**SUPPLIED MATERIAL**:
▬▬▬

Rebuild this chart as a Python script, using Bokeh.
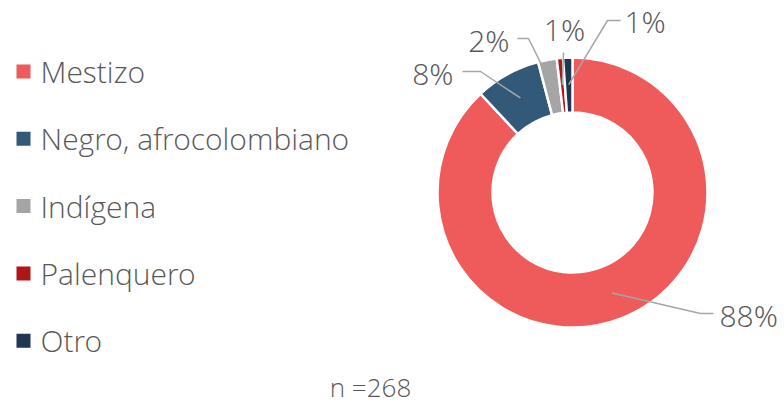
import math
from bokeh.plotting import figure
from bokeh.models import Range1d
from bokeh.core.properties import value
from bokeh.embed import file_html
from bokeh.resources import INLINE

# ---- data ----
categories = ["Mestizo", "Negro, afrocolombiano", "Indígena", "Palenquero", "Otro"]
counts = [236, 21, 6, 2, 3]
n_total = 268
colors = ["#EF5A5B", "#325A78", "#A5A5A5", "#B01518", "#1F3750"]

# ---- layout (page pixels, y down) ----
W, H = 784, 403
FONT = "Open Sans Light"
TXT = "#595959"
cx_s, cy_s = 572, 192
r_out, r_in = 135, 80
r_lead = 108
elbow1 = [(700, 313), (480, 71), (528, 38), (563, 52), (607, 20)]
elbow2 = [(713, 313), (462, 71), (517, 38), (563, 52), (620, 20)]
label_pos = [(719, 315), (453, 73), (509, 40), (564, 29), (624, 21)]
label_align = ["left", "right", "right", "center", "left"]

def X(sx):
    return sx

def Y(sy):
    return H - sy

p = figure(width=W, height=H, output_backend="svg", toolbar_location=None,
           x_range=Range1d(0, W), y_range=Range1d(0, H), min_border=0)
p.axis.visible = False
p.grid.visible = False
p.outline_line_color = None
p.background_fill_color = "white"

total = sum(counts)
cum = 0.0
starts, ends, mids = [], [], []
for c in counts:
    f0 = cum / total
    cum += c
    f1 = cum / total
    starts.append(math.pi / 2 - f1 * 2 * math.pi)
    ends.append(math.pi / 2 - f0 * 2 * math.pi)
    mids.append(math.pi / 2 - (f0 + f1) / 2 * 2 * math.pi)

cx, cy = X(cx_s), Y(cy_s)
p.annular_wedge(x=[cx] * len(counts), y=[cy] * len(counts), inner_radius=r_in,
                outer_radius=r_out, start_angle=starts, end_angle=ends,
                fill_color=colors, line_color="white", line_width=2.5)

for i, c in enumerate(counts):
    pct = round(100 * c / total)
    x0 = cx + r_lead * math.cos(mids[i])
    y0 = cy + r_lead * math.sin(mids[i])
    xs = [x0, X(elbow1[i][0]), X(elbow2[i][0])]
    ys = [y0, Y(elbow1[i][1]), Y(elbow2[i][1])]
    p.line(xs, ys, line_color="#A6A6A6", line_width=1.5)
    p.text(x=[X(label_pos[i][0])], y=[Y(label_pos[i][1])], text=[f"{pct}%"],
           text_font=value(FONT), text_font_size="30px", text_color=TXT,
           text_align=label_align[i], text_baseline="middle")

leg_x = 23
leg_y0 = 71
leg_dy = 67.3
for i, cat in enumerate(categories):
    yy = Y(leg_y0 + i * leg_dy)
    p.scatter(x=[X(leg_x)], y=[yy], marker="square", size=14,
              fill_color=colors[i], line_color=None)
    p.text(x=[X(40)], y=[yy], text=[cat], text_font=value(FONT),
           text_font_size="30px", text_color=TXT, text_baseline="middle")

p.text(x=[X(370)], y=[Y(386)], text=[f"n ={n_total}"], text_font=value(FONT),
       text_font_size="26px", text_color=TXT, text_align="center",
       text_baseline="middle")

open("out.html", "w").write(file_html(p, INLINE))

▬▬▬

Using the data above, write out every line exactly, leaving the images behind.

**RESULT BELOW**:
Rebuild this chart as a Python script, using Bokeh.
import math
from bokeh.plotting import figure
from bokeh.models import Range1d
from bokeh.core.properties import value
from bokeh.embed import file_html
from bokeh.resources import INLINE

# ---- data ----
categories = ["Mestizo", "Negro, afrocolombiano", "Indígena", "Palenquero", "Otro"]
counts = [236, 21, 6, 2, 3]
n_total = 268
colors = ["#EF5A5B", "#325A78", "#A5A5A5", "#B01518", "#1F3750"]

# ---- layout (page pixels, y down) ----
W, H = 784, 403
FONT = "Open Sans Light"
TXT = "#595959"
cx_s, cy_s = 572, 192
r_out, r_in = 135, 80
r_lead = 108
elbow1 = [(700, 313), (480, 71), (528, 38), (563, 52), (607, 20)]
elbow2 = [(713, 313), (462, 71), (517, 38), (563, 52), (620, 20)]
label_pos = [(719, 315), (453, 73), (509, 40), (564, 29), (624, 21)]
label_align = ["left", "right", "right", "center", "left"]

def X(sx):
    return sx

def Y(sy):
    return H - sy

p = figure(width=W, height=H, output_backend="svg", toolbar_location=None,
           x_range=Range1d(0, W), y_range=Range1d(0, H), min_border=0)
p.axis.visible = False
p.grid.visible = False
p.outline_line_color = None
p.background_fill_color = "white"

total = sum(counts)
cum = 0.0
starts, ends, mids = [], [], []
for c in counts:
    f0 = cum / total
    cum += c
    f1 = cum / total
    starts.append(math.pi / 2 - f1 * 2 * math.pi)
    ends.append(math.pi / 2 - f0 * 2 * math.pi)
    mids.append(math.pi / 2 - (f0 + f1) / 2 * 2 * math.pi)

cx, cy = X(cx_s), Y(cy_s)
p.annular_wedge(x=[cx] * len(counts), y=[cy] * len(counts), inner_radius=r_in,
                outer_radius=r_out, start_angle=starts, end_angle=ends,
                fill_color=colors, line_color="white", line_width=2.5)

for i, c in enumerate(counts):
    pct = round(100 * c / total)
    x0 = cx + r_lead * math.cos(mids[i])
    y0 = cy + r_lead * math.sin(mids[i])
    xs = [x0, X(elbow1[i][0]), X(elbow2[i][0])]
    ys = [y0, Y(elbow1[i][1]), Y(elbow2[i][1])]
    p.line(xs, ys, line_color="#A6A6A6", line_width=1.5)
    p.text(x=[X(label_pos[i][0])], y=[Y(label_pos[i][1])], text=[f"{pct}%"],
           text_font=value(FONT), text_font_size="30px", text_color=TXT,
           text_align=label_align[i], text_baseline="middle")

leg_x = 23
leg_y0 = 71
leg_dy = 67.3
for i, cat in enumerate(categories):
    yy = Y(leg_y0 + i * leg_dy)
    p.scatter(x=[X(leg_x)], y=[yy], marker="square", size=14,
              fill_color=colors[i], line_color=None)
    p.text(x=[X(40)], y=[yy], text=[cat], text_font=value(FONT),
           text_font_size="30px", text_color=TXT, text_baseline="middle")

p.text(x=[X(370)], y=[Y(386)], text=[f"n ={n_total}"], text_font=value(FONT),
       text_font_size="26px", text_color=TXT, text_align="center",
       text_baseline="middle")

open("out.html", "w").write(file_html(p, INLINE))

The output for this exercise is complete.